In 1954, at his flat in Lower Marsh, in London's South Bank, Murphy planned to paint his then-girlfriend in a wedding dress. When she failed to arrive to model it, he decided to prepare a self-portrait in front of a mirror, wearing the dress himself. While doing so, the dress caught fire when it touched a paraffin heater and Murphy fell backwards on to a sofa that had been covered by his flatmate with petrol in order to kill bedbugs. In attempting to extinguish the flames, Murphy threw burning furniture out of the flat window onto the street market below. He was badly burned but recovered sufficiently to win the Slade diploma prize for the painting he was working on at the time.

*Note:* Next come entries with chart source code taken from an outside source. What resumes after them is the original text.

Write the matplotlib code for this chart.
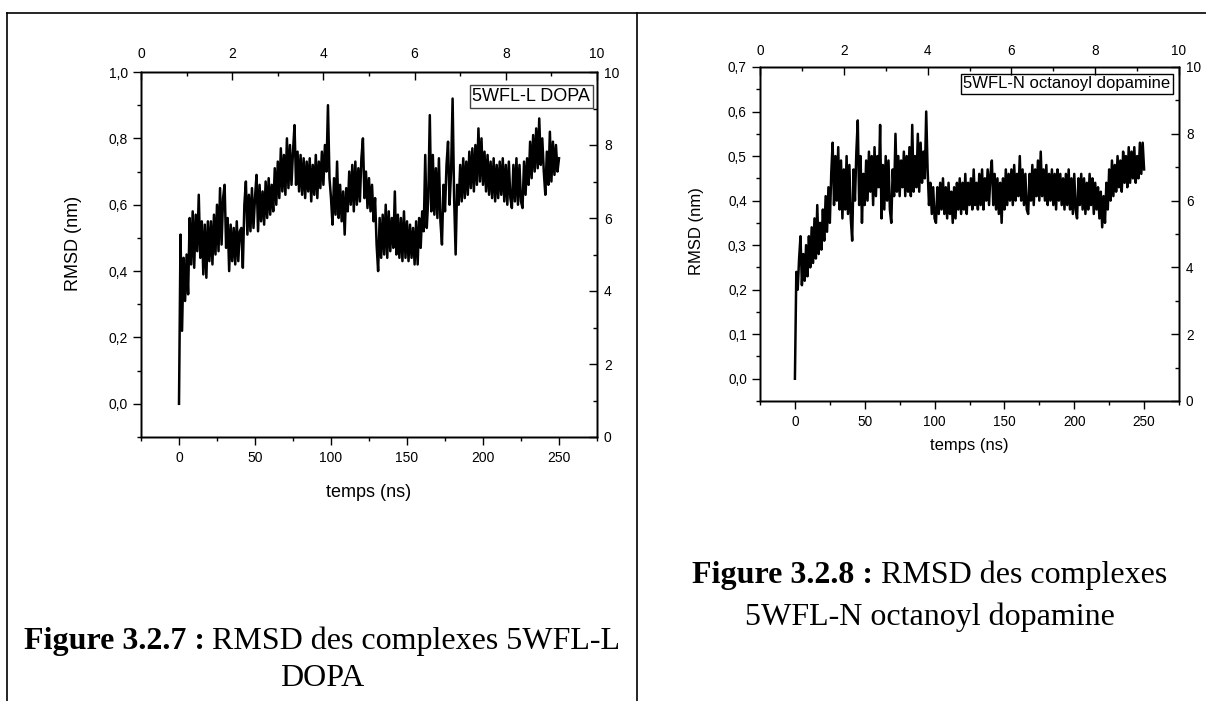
import numpy as np
import matplotlib
matplotlib.use("Agg")
import matplotlib.pyplot as plt
from matplotlib.ticker import MultipleLocator, FuncFormatter
from matplotlib.lines import Line2D

plt.rcParams['font.family'] = ['Liberation Sans', 'DejaVu Sans']

# RMSD (nm) read every 1 ns from the picture, 0..250 ns
dopa_rmsd = [
    0.00, 0.51, 0.22, 0.44, 0.31, 0.45, 0.33, 0.56, 0.42, 0.58,
    0.41, 0.57, 0.46, 0.63, 0.44, 0.55, 0.39, 0.54, 0.38, 0.55,
    0.43, 0.55, 0.42, 0.57, 0.45, 0.60, 0.46, 0.65, 0.48, 0.62,
    0.66, 0.47, 0.56, 0.40, 0.54, 0.43, 0.53, 0.42, 0.55, 0.43,
    0.52, 0.53, 0.41, 0.60, 0.67, 0.51, 0.63, 0.52, 0.65, 0.53,
    0.62, 0.69, 0.52, 0.66, 0.55, 0.64, 0.54, 0.67, 0.56, 0.68,
    0.57, 0.66, 0.58, 0.71, 0.60, 0.73, 0.62, 0.77, 0.64, 0.75,
    0.63, 0.80, 0.65, 0.78, 0.66, 0.76, 0.84, 0.66, 0.76, 0.64,
    0.75, 0.63, 0.74, 0.62, 0.73, 0.64, 0.74, 0.61, 0.72, 0.63,
    0.75, 0.62, 0.73, 0.65, 0.76, 0.66, 0.78, 0.70, 0.90, 0.68,
    0.62, 0.54, 0.68, 0.57, 0.73, 0.56, 0.66, 0.55, 0.64, 0.51,
    0.65, 0.58, 0.70, 0.60, 0.72, 0.58, 0.73, 0.60, 0.71, 0.61,
    0.74, 0.80, 0.62, 0.70, 0.59, 0.68, 0.58, 0.66, 0.55, 0.62,
    0.48, 0.40, 0.56, 0.44, 0.57, 0.45, 0.60, 0.44, 0.58, 0.46,
    0.56, 0.47, 0.64, 0.45, 0.57, 0.44, 0.56, 0.43, 0.58, 0.44,
    0.55, 0.43, 0.54, 0.44, 0.53, 0.42, 0.55, 0.42, 0.56, 0.47,
    0.58, 0.52, 0.75, 0.53, 0.62, 0.87, 0.58, 0.75, 0.57, 0.71,
    0.56, 0.74, 0.55, 0.48, 0.66, 0.58, 0.72, 0.79, 0.60, 0.70,
    0.92, 0.62, 0.45, 0.66, 0.60, 0.72, 0.61, 0.74, 0.62, 0.73,
    0.63, 0.76, 0.65, 0.77, 0.64, 0.78, 0.66, 0.83, 0.67, 0.80,
    0.66, 0.76, 0.64, 0.75, 0.63, 0.73, 0.62, 0.74, 0.61, 0.72,
    0.62, 0.73, 0.63, 0.74, 0.61, 0.72, 0.60, 0.73, 0.62, 0.59,
    0.72, 0.61, 0.74, 0.60, 0.72, 0.61, 0.59, 0.73, 0.63, 0.74,
    0.66, 0.79, 0.68, 0.81, 0.70, 0.83, 0.71, 0.86, 0.72, 0.80,
    0.70, 0.63, 0.76, 0.66, 0.82, 0.67, 0.79, 0.69, 0.78, 0.70,
    0.74,
]

octanoyl_rmsd = [
    0.00, 0.24, 0.20, 0.27, 0.32, 0.21, 0.28, 0.22, 0.30, 0.23,
    0.32, 0.25, 0.34, 0.26, 0.36, 0.27, 0.39, 0.28, 0.35, 0.29,
    0.38, 0.31, 0.41, 0.33, 0.43, 0.35, 0.46, 0.53, 0.39, 0.50,
    0.40, 0.52, 0.38, 0.49, 0.36, 0.47, 0.38, 0.50, 0.37, 0.48,
    0.36, 0.31, 0.47, 0.40, 0.51, 0.58, 0.39, 0.50, 0.35, 0.46,
    0.39, 0.49, 0.40, 0.51, 0.42, 0.50, 0.39, 0.52, 0.41, 0.50,
    0.43, 0.57, 0.36, 0.48, 0.38, 0.50, 0.40, 0.49, 0.38, 0.35,
    0.47, 0.41, 0.55, 0.42, 0.50, 0.41, 0.49, 0.43, 0.51, 0.41,
    0.50, 0.42, 0.52, 0.41, 0.57, 0.42, 0.50, 0.43, 0.55, 0.42,
    0.53, 0.44, 0.51, 0.45, 0.60, 0.47, 0.39, 0.44, 0.37, 0.43,
    0.36, 0.35, 0.43, 0.37, 0.44, 0.38, 0.45, 0.37, 0.43, 0.36,
    0.44, 0.37, 0.42, 0.35, 0.43, 0.36, 0.44, 0.38, 0.45, 0.37,
    0.44, 0.38, 0.46, 0.37, 0.44, 0.39, 0.45, 0.38, 0.47, 0.39,
    0.44, 0.38, 0.46, 0.39, 0.47, 0.38, 0.45, 0.40, 0.47, 0.39,
    0.46, 0.49, 0.39, 0.46, 0.38, 0.45, 0.37, 0.44, 0.35, 0.45,
    0.38, 0.47, 0.39, 0.46, 0.40, 0.47, 0.39, 0.48, 0.40, 0.46,
    0.41, 0.50, 0.40, 0.47, 0.39, 0.46, 0.38, 0.37, 0.46, 0.40,
    0.48, 0.39, 0.47, 0.41, 0.49, 0.40, 0.51, 0.41, 0.47, 0.40,
    0.48, 0.39, 0.46, 0.40, 0.47, 0.39, 0.46, 0.38, 0.47, 0.40,
    0.46, 0.39, 0.45, 0.38, 0.46, 0.39, 0.47, 0.38, 0.45, 0.37,
    0.46, 0.38, 0.36, 0.45, 0.39, 0.46, 0.38, 0.45, 0.37, 0.44,
    0.38, 0.46, 0.39, 0.45, 0.37, 0.44, 0.38, 0.43, 0.36, 0.42,
    0.34, 0.41, 0.35, 0.44, 0.38, 0.47, 0.40, 0.49, 0.41, 0.48,
    0.42, 0.50, 0.43, 0.49, 0.42, 0.51, 0.44, 0.50, 0.43, 0.52,
    0.44, 0.51, 0.45, 0.52, 0.44, 0.50, 0.45, 0.53, 0.46, 0.53,
    0.47,
]
time_ns = np.arange(len(dopa_rmsd))

labels = ['5WFL-L DOPA', '5WFL-N octanoyl dopamine']
captions = [
    ('Figure 3.2.7 :', ' RMSD des complexes 5WFL-L', 'DOPA'),
    ('Figure 3.2.8 :', ' RMSD des complexes', '5WFL-N octanoyl dopamine'),
]

W, H = 1206, 701
fig = plt.figure(figsize=(W / 100, H / 100), dpi=100)


def fx(px):
    return px / W


def fy(py):
    return 1 - py / H


comma = FuncFormatter(lambda v, p: f"{v:.1f}".replace('.', ','))


def make_panel(rect, y, ylim, ymaj, ymin, fs, lab_fs, label, box_xy, box_edge,
               ylab_xy, xlab_y, top_pad, bot_pad):
    l, t, r, b = rect
    ax = fig.add_axes([fx(l), fy(b), fx(r - l), (b - t) / H])
    ax.plot(time_ns, y, color='black', lw=1.8, solid_joinstyle='round')
    ax.set_xlim(-25, 275)
    ax.set_ylim(*ylim)
    ax.xaxis.set_major_locator(MultipleLocator(50))
    ax.xaxis.set_minor_locator(MultipleLocator(25))
    ax.yaxis.set_major_locator(MultipleLocator(ymaj))
    ax.yaxis.set_minor_locator(MultipleLocator(ymin))
    ax.yaxis.set_major_formatter(comma)
    ax.tick_params(which='major', direction='out', length=6, width=1, labelsize=fs)
    ax.tick_params(which='minor', direction='out', length=3, width=1)
    ax.tick_params(axis='x', which='major', pad=bot_pad)
    for s in ax.spines.values():
        s.set_linewidth(1.0)
    ax.set_xlabel('temps (ns)', fontsize=lab_fs)
    ax.set_ylabel('RMSD (nm)', fontsize=lab_fs)
    ax.xaxis.set_label_coords(0.5, xlab_y)
    ax.yaxis.set_label_coords(*ylab_xy)

    ax_t = ax.twiny()
    ax_t.set_xlim(0, 10)
    ax_t.xaxis.set_major_locator(MultipleLocator(2))
    ax_t.xaxis.set_minor_locator(MultipleLocator(1))
    ax_t.tick_params(which='major', direction='in', length=6, width=1,
                     labelsize=fs, pad=top_pad)
    ax_t.tick_params(which='minor', direction='in', length=3, width=1)

    ax_r = ax.twinx()
    ax_r.set_ylim(0, 10)
    ax_r.yaxis.set_major_locator(MultipleLocator(2))
    ax_r.yaxis.set_minor_locator(MultipleLocator(1))
    ax_r.tick_params(which='major', direction='in', length=6, width=1,
                     labelsize=fs, pad=5)
    ax_r.tick_params(which='minor', direction='in', length=3, width=1)
    for a in (ax_t, ax_r):
        for s in a.spines.values():
            s.set_linewidth(1.0)

    ax.text(box_xy[0], box_xy[1], label, transform=ax.transAxes, ha='right',
            va='top', fontsize=lab_fs, zorder=5,
            bbox=dict(boxstyle='square,pad=0.15', fc='white', ec=box_edge, lw=1.0))
    return ax


make_panel((141, 72, 597, 437), dopa_rmsd, (-0.1, 1.0), 0.2, 0.1, 10, 13,
           labels[0], (0.985, 0.956), '#444444', (-0.13, 0.53), -0.13, 8, 4)
make_panel((760, 67, 1179, 401), octanoyl_rmsd, (-0.05, 0.7), 0.1, 0.05, 9.8, 12,
           labels[1], (0.979, 0.973), 'black', (-0.134, 0.51), -0.11, 6.5, 4)

# table borders
for xs, ys in [((7, 1206), (13, 13)), ((7, 7), (13, 701)), ((637, 637), (13, 701))]:
    fig.add_artist(Line2D([fx(v) for v in xs], [fy(v) for v in ys],
                          color='black', lw=1.2, transform=fig.transFigure))

# captions
serif = ['Liberation Serif', 'DejaVu Serif']
renderer = fig.canvas.get_renderer()


def caption(cx, y1, y2, bold, rest, line2, size):
    tb = fig.text(0, fy(y1), bold, fontsize=size, fontweight='bold',
                  family=serif, va='center')
    tr = fig.text(0, fy(y1), rest, fontsize=size, family=serif, va='center')
    wb = tb.get_window_extent(renderer).width
    wr = tr.get_window_extent(renderer).width
    x0 = cx - (wb + wr) / 2
    tb.set_x(fx(x0))
    tr.set_x(fx(x0 + wb))
    fig.text(fx(cx), fy(y2), line2, fontsize=size, family=serif,
             ha='center', va='center')


caption(322, 641, 679, *captions[0], 23)
caption(930, 575, 617, *captions[1], 23)

fig.savefig('out.png', dpi=100)
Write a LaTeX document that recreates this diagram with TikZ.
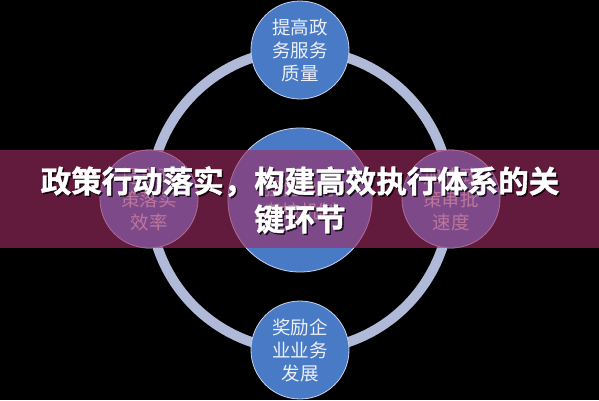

In 1955, he and Craigie Aitchison, a fellow student and close friend, won an Abbey Travelling Scholarship and drove to Ravenna in Italy in a dilapidated old London taxi that Aitchison bought for £45. The taxi finally broke down outside Rome central station where the two students were assisted by a cleric from the Vatican who stored the vehicle in the Vatican's basement.

==Career==

Figure with Yellow Foreground. Oil on canvas, 1974. 152 × 245 cm. Tate Gallery, London.

In 1959, Murphy became a teacher at the Slade School of Art and in 1960, senior lecturer at Chelsea College of Arts, where he remained until 1981. His students included Patrick Caulfield and Cherry Pickles. He continued to paint, often destroying or reusing his canvasses and ignoring their commercial or critical value. His Yellow Nude (Oil on canvas, 1963, Southbank Centre, London) was acquired for the Arts Council Collection from the London Group in 1964.

In 1974, he won the John Moores Painting Prize for Figure with Yellow Foreground which the Tate Gallery describes as showing "a sophisticated balance of observed detail and abstract, flat planes of colour." The painting was acquired by the gallery in 1994 with assistance from the Knapping Fund.

In 1981, he became the principal of Wimbledon School of Art until retiring in 1987.

==Personal life==
In 1977, Murphy married Dawn Martin who had first been introduced to him by Euan Uglow as a model. The couple had two daughters, Inez Murphy and Sian Murphy.

Murphy died of pneumonia on 16 November 2016 at the age of 89. He was survived by his wife and children.

==Selected group exhibitions==
Group exhibitions included:
- 1952, Young Contemporaries, Tate Gallery, London.
- 1960, Modern British Portraits, Arts Council, London.
- 1964, New Painting, Arts Council, London.
- 1974, 9th John Moores Liverpool Exhibition.
- 1994, Five Protagonists: Craigie Aitchison, Anthony Eyton, Patrick George, Myles Murphy, Euan Uglow, Browse and Darby, London.
- 2005, Three Points of View, Myles Murphy, Patrick Symons, Euan Uglow, Browse & Darby, London.